*PROVIDED INFORMATION*
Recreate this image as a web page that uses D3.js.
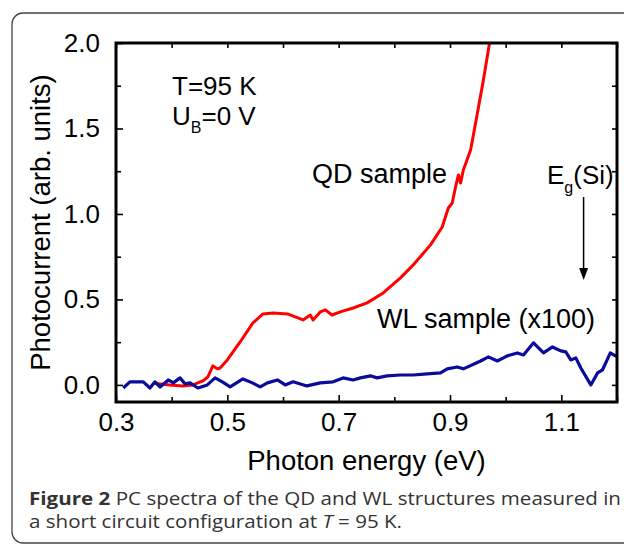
<!DOCTYPE html>
<html>
<head>
<meta charset="utf-8">
<script src="https://cdn.jsdelivr.net/npm/d3@7"></script>
<style>
  body { margin: 0; background: #fff; }
  svg text { font-family: "Liberation Sans", Arial, Helvetica, sans-serif; fill: #000; }
</style>
</head>
<body>
<div id="graph"></div>
<script>
// QD sample spectrum (red)
const qdEnergy = [0.367, 0.397, 0.420, 0.438, 0.456, 0.465, 0.474, 0.482, 0.487, 0.500, 0.523, 0.546, 0.564, 0.582,
  0.608, 0.636, 0.649, 0.654, 0.667, 0.676, 0.688, 0.703, 0.726, 0.751, 0.780, 0.811, 0.834, 0.865, 0.886,
  0.897, 0.904, 0.910, 0.915, 0.919, 0.924, 0.937, 0.947, 0.960, 0.971];
const qdSignal = [0.01, 0.0, -0.006, 0.0, 0.023, 0.047, 0.111, 0.094, 0.099, 0.146, 0.251, 0.363, 0.415, 0.421,
  0.415, 0.380, 0.409, 0.380, 0.427, 0.439, 0.409, 0.427, 0.450, 0.480, 0.538, 0.626, 0.702, 0.819, 0.924,
  1.035, 1.064, 1.158, 1.228, 1.181, 1.257, 1.374, 1.550, 1.784, 2.0];

// WL sample spectrum x100 (blue)
const wlEnergy = [0.313, 0.325, 0.349, 0.361, 0.370, 0.379, 0.394, 0.403, 0.415, 0.424, 0.433, 0.447, 0.464, 0.478,
  0.491, 0.505, 0.528, 0.545, 0.559, 0.572, 0.590, 0.604, 0.618, 0.643, 0.667, 0.690, 0.708, 0.726, 0.739,
  0.757, 0.769, 0.787, 0.811, 0.834, 0.859, 0.883, 0.895, 0.913, 0.924, 0.955, 0.969, 0.985, 1.003, 1.021,
  1.032, 1.050, 1.068, 1.084, 1.099, 1.108, 1.117, 1.126, 1.135, 1.153, 1.165, 1.174, 1.188, 1.197, 1.2];
const wlSignal = [-0.018, 0.018, 0.018, -0.018, 0.018, -0.012, 0.029, 0.012, 0.041, 0.006, 0.012, -0.018, 0.0, 0.041,
  0.018, -0.012, 0.035, 0.012, -0.012, 0.012, 0.029, 0.0, 0.018, -0.006, 0.012, 0.018, 0.041, 0.029, 0.041,
  0.053, 0.041, 0.053, 0.058, 0.058, 0.064, 0.070, 0.094, 0.105, 0.094, 0.140, 0.164, 0.140, 0.170, 0.187,
  0.175, 0.246, 0.187, 0.222, 0.199, 0.193, 0.146, 0.158, 0.099, 0.0, 0.070, 0.088, 0.187, 0.170, 0.175];

const xTickLabels = [0.3, 0.5, 0.7, 0.9, 1.1];
const xMinorTicks = [0.4, 0.6, 0.8, 1.0, 1.2];
const yTickLabels = [0.0, 0.5, 1.0, 1.5, 2.0];
const yMinorTicks = [0.25, 0.75, 1.25, 1.75];
const gapEnergy = 1.14;

let width = 624, height = 545;
const margin = {top: 43, right: 7, bottom: 143, left: 116};
let plotW = width - margin.left - margin.right, plotH = height - margin.top - margin.bottom;

let root = d3.select("#graph").append("svg")
  .attr("width", width)
  .attr("height", height);

// rounded figure frame
root.append("rect")
  .attr("x", 12).attr("y", 13)
  .attr("width", 700).attr("height", 530)
  .attr("rx", 11)
  .attr("fill", "none")
  .attr("stroke", "#444")
  .attr("stroke-width", 1.3);

let svg = root.append("g")
  .attr("transform", `translate(${margin.left},${margin.top})`);

let x = d3.scaleLinear().domain([0.3, 1.2]).range([0, plotW]);
let y = d3.scaleLinear().domain([-0.1, 2.0]).range([plotH, 0]);

function styleAxis(g) {
  g.select(".domain").remove();
  g.selectAll(".tick line").attr("stroke", "#000").attr("stroke-width", 1.6);
  g.selectAll(".tick text").style("font-size", "26px").attr("fill", "#000");
}

// bottom axis: labelled majors + minors, inward ticks
svg.append("g")
  .attr("transform", `translate(0,${plotH})`)
  .call(d3.axisBottom(x).tickValues(xTickLabels).tickSize(-7).tickPadding(11).tickFormat(d3.format(".1f")))
  .call(styleAxis);
svg.append("g")
  .attr("transform", `translate(0,${plotH})`)
  .call(d3.axisBottom(x).tickValues(xMinorTicks).tickSize(-5).tickFormat(""))
  .call(styleAxis);
// top axis
svg.append("g")
  .call(d3.axisTop(x).tickValues(xTickLabels.concat(xMinorTicks)).tickSize(-5).tickFormat(""))
  .call(styleAxis);

// left axis
svg.append("g")
  .call(d3.axisLeft(y).tickValues(yTickLabels).tickSize(-7).tickPadding(16).tickFormat(d3.format(".1f")))
  .call(styleAxis);
svg.append("g")
  .call(d3.axisLeft(y).tickValues(yMinorTicks).tickSize(-5).tickFormat(""))
  .call(styleAxis);
// right axis
svg.append("g")
  .attr("transform", `translate(${plotW},0)`)
  .call(d3.axisRight(y).tickValues(yTickLabels.concat(yMinorTicks)).tickSize(-5).tickFormat(""))
  .call(styleAxis);

svg.append("clipPath").attr("id", "clip")
  .append("rect").attr("width", plotW).attr("height", plotH);

let line = d3.line()
  .x(function(d) { return x(d[0]); })
  .y(function(d) { return y(d[1]); })
  .curve(d3.curveLinear);

svg.append("path")
  .datum(d3.zip(qdEnergy, qdSignal))
  .attr("clip-path", "url(#clip)")
  .attr("d", line)
  .attr("fill", "none")
  .attr("stroke", "#ff0000")
  .attr("stroke-width", 3)
  .attr("stroke-linejoin", "round");

svg.append("path")
  .datum(d3.zip(wlEnergy, wlSignal))
  .attr("clip-path", "url(#clip)")
  .attr("d", line)
  .attr("fill", "none")
  .attr("stroke", "#0a0a9c")
  .attr("stroke-width", 3.2)
  .attr("stroke-linejoin", "round");

// frame
svg.append("rect")
  .attr("width", plotW).attr("height", plotH)
  .attr("fill", "none")
  .attr("stroke", "#000")
  .attr("stroke-width", 3);

// annotations
svg.append("text")
  .attr("x", 172 - margin.left).attr("y", 95 - margin.top)
  .style("font-size", "26px")
  .text("T=95 K");

let ub = svg.append("text")
  .attr("x", 172 - margin.left).attr("y", 125 - margin.top)
  .style("font-size", "26px");
ub.append("tspan").text("U");
ub.append("tspan").attr("dy", 8).style("font-size", "16px").text("B");
ub.append("tspan").attr("dy", -8).text("=0 V");

svg.append("text")
  .attr("x", 312 - margin.left).attr("y", 183 - margin.top)
  .style("font-size", "27px")
  .text("QD sample");

svg.append("text")
  .attr("x", 595 - margin.left).attr("y", 328 - margin.top)
  .style("font-size", "27px")
  .style("text-anchor", "end")
  .text("WL sample (x100)");

let eg = svg.append("text")
  .attr("x", 547 - margin.left).attr("y", 184 - margin.top)
  .style("font-size", "26px");
eg.append("tspan").text("E");
eg.append("tspan").attr("dy", 9).style("font-size", "16px").text("g");
eg.append("tspan").attr("dy", -9).text("(Si)");

// arrow towards the Si gap
let ax = x(gapEnergy);
svg.append("line")
  .attr("x1", ax).attr("x2", ax)
  .attr("y1", 197 - margin.top).attr("y2", 270 - margin.top)
  .attr("stroke", "#000").attr("stroke-width", 1.5);
svg.append("path")
  .attr("d", `M${ax - 4.5},${268 - margin.top} L${ax + 4.5},${268 - margin.top} L${ax},${280 - margin.top} Z`)
  .attr("fill", "#000");

// axis titles
svg.append("text")
  .attr("transform", `translate(${50 - margin.left},${plotH / 2}) rotate(-90)`)
  .style("text-anchor", "middle")
  .style("font-size", "27.5px")
  .text("Photocurrent (arb. units)");

svg.append("text")
  .attr("x", plotW / 2).attr("y", 470 - margin.top)
  .style("text-anchor", "middle")
  .style("font-size", "27.5px")
  .text("Photon energy (eV)");

// caption
let cap1 = root.append("text")
  .attr("x", 29).attr("y", 505)
  .attr("textLength", 592).attr("lengthAdjust", "spacingAndGlyphs")
  .style("font-family", "'Open Sans', 'Noto Sans', sans-serif")
  .style("font-size", "17.5px")
  .style("fill", "#333");
cap1.append("tspan").style("font-weight", "bold").style("fill", "#333").text("Figure 2");
cap1.append("tspan").style("fill", "#333").text(" PC spectra of the QD and WL structures measured in");

let cap2 = root.append("text")
  .attr("x", 29).attr("y", 528)
  .attr("textLength", 373).attr("lengthAdjust", "spacingAndGlyphs")
  .style("font-family", "'Open Sans', 'Noto Sans', sans-serif")
  .style("font-size", "17.5px")
  .style("fill", "#333");
cap2.append("tspan").style("fill", "#333").text("a short circuit configuration at ");
cap2.append("tspan").style("font-style", "italic").style("fill", "#333").text("T");
cap2.append("tspan").style("fill", "#333").text(" = 95 K.");
</script>
</body>
</html>
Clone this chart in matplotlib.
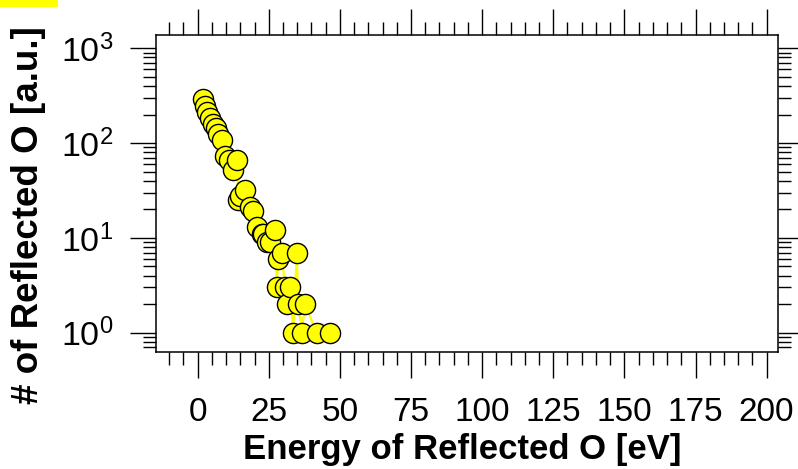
import matplotlib
matplotlib.use('Agg')
import matplotlib.pyplot as plt
from matplotlib.patches import Rectangle
from matplotlib.ticker import MultipleLocator, LogLocator, NullFormatter

plt.rcParams['font.family'] = ['Liberation Sans', 'DejaVu Sans']
plt.rcParams['mathtext.fontset'] = 'custom'
plt.rcParams['mathtext.rm'] = 'Liberation Sans'
plt.rcParams['mathtext.it'] = 'Liberation Sans'

# energy bins [eV] and counts of reflected O
energy = [1.7, 2.4, 3.4, 4.5, 5.4, 6.3, 7.3, 8.4, 9.6, 11.0,
          12.5, 13.9, 14.3, 14.9, 16.6, 18.4, 19.5, 20.7, 22.5, 23.1,
          24.3, 25.4, 27.2, 27.8, 28.3, 29.5, 30.7, 31.3, 32.4, 33.6,
          34.8, 35.4, 36.6, 37.7, 41.8, 46.5]
counts = [292, 246, 213, 182, 159, 143, 126, 108, 73, 66,
          52, 66, 25, 28, 32, 21, 19, 13, 11, 11,
          9, 9, 12, 3, 6, 7, 3, 2, 3, 1,
          7, 2, 1, 2, 1, 1]

x_ticks = [0, 25, 50, 75, 100, 125, 150, 175, 200]

fig = plt.figure(figsize=(7.98, 4.69), dpi=100)
W, H = 798, 469
ax = fig.add_axes([155.7 / W, 1 - 351.7 / H, (778 - 155.7) / W, (351.7 - 35) / H])

ax.plot(energy, counts, color='#ffff00', lw=1.6, zorder=2)
ax.plot(energy, counts, ls='none', marker='o', ms=14.5, mfc='#ffff00',
        mec='black', mew=1.0, zorder=3)

ax.set_yscale('log')
ax.set_xlim(-14.76, 204.0)
ax.set_ylim(10 ** -0.2, 10 ** 3.14)

ax.set_xticks(x_ticks)
ax.xaxis.set_minor_locator(MultipleLocator(5))
ax.yaxis.set_major_locator(LogLocator(base=10, numticks=10))
ax.yaxis.set_minor_locator(LogLocator(base=10, subs=range(2, 10), numticks=10))
ax.yaxis.set_minor_formatter(NullFormatter())

for s in ax.spines.values():
    s.set_linewidth(1.1)

ax.tick_params(which='both', direction='out', top=True, right=True,
               width=1.0, color='black')
ax.tick_params(which='major', length=18.7)
ax.tick_params(which='minor', length=9.4)
ax.tick_params(axis='x', which='major', labelsize=24, pad=14)
ax.tick_params(axis='y', which='major', labelsize=24.5, pad=12)

fig.text(462 / W, 1 - 449 / H, 'Energy of Reflected O [eV]', fontsize=25,
         fontweight='bold', ha='center', va='center')
fig.text(29 / W, 1 - 215 / H, '# of Reflected O [a.u.]', fontsize=26.5,
         fontweight='bold', ha='center', va='center', rotation=90)

fig.patches.append(Rectangle((0, 1 - 7 / H), 58 / W, 7 / H, transform=fig.transFigure,
                             facecolor='#ffff00', edgecolor='none'))

fig.savefig('out.png', dpi=100)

*EXERCISE REQUIREMENTS*
Without the pictures, please reproduce each line of the listing above exactly, from the first one through the line bearing "1.550, 1.784, 2.0];".

*WRITTEN ANSWER*
Recreate this image as a web page that uses D3.js.
<!DOCTYPE html>
<html>
<head>
<meta charset="utf-8">
<script src="https://cdn.jsdelivr.net/npm/d3@7"></script>
<style>
  body { margin: 0; background: #fff; }
  svg text { font-family: "Liberation Sans", Arial, Helvetica, sans-serif; fill: #000; }
</style>
</head>
<body>
<div id="graph"></div>
<script>
// QD sample spectrum (red)
const qdEnergy = [0.367, 0.397, 0.420, 0.438, 0.456, 0.465, 0.474, 0.482, 0.487, 0.500, 0.523, 0.546, 0.564, 0.582,
  0.608, 0.636, 0.649, 0.654, 0.667, 0.676, 0.688, 0.703, 0.726, 0.751, 0.780, 0.811, 0.834, 0.865, 0.886,
  0.897, 0.904, 0.910, 0.915, 0.919, 0.924, 0.937, 0.947, 0.960, 0.971];
const qdSignal = [0.01, 0.0, -0.006, 0.0, 0.023, 0.047, 0.111, 0.094, 0.099, 0.146, 0.251, 0.363, 0.415, 0.421,
  0.415, 0.380, 0.409, 0.380, 0.427, 0.439, 0.409, 0.427, 0.450, 0.480, 0.538, 0.626, 0.702, 0.819, 0.924,
  1.035, 1.064, 1.158, 1.228, 1.181, 1.257, 1.374, 1.550, 1.784, 2.0];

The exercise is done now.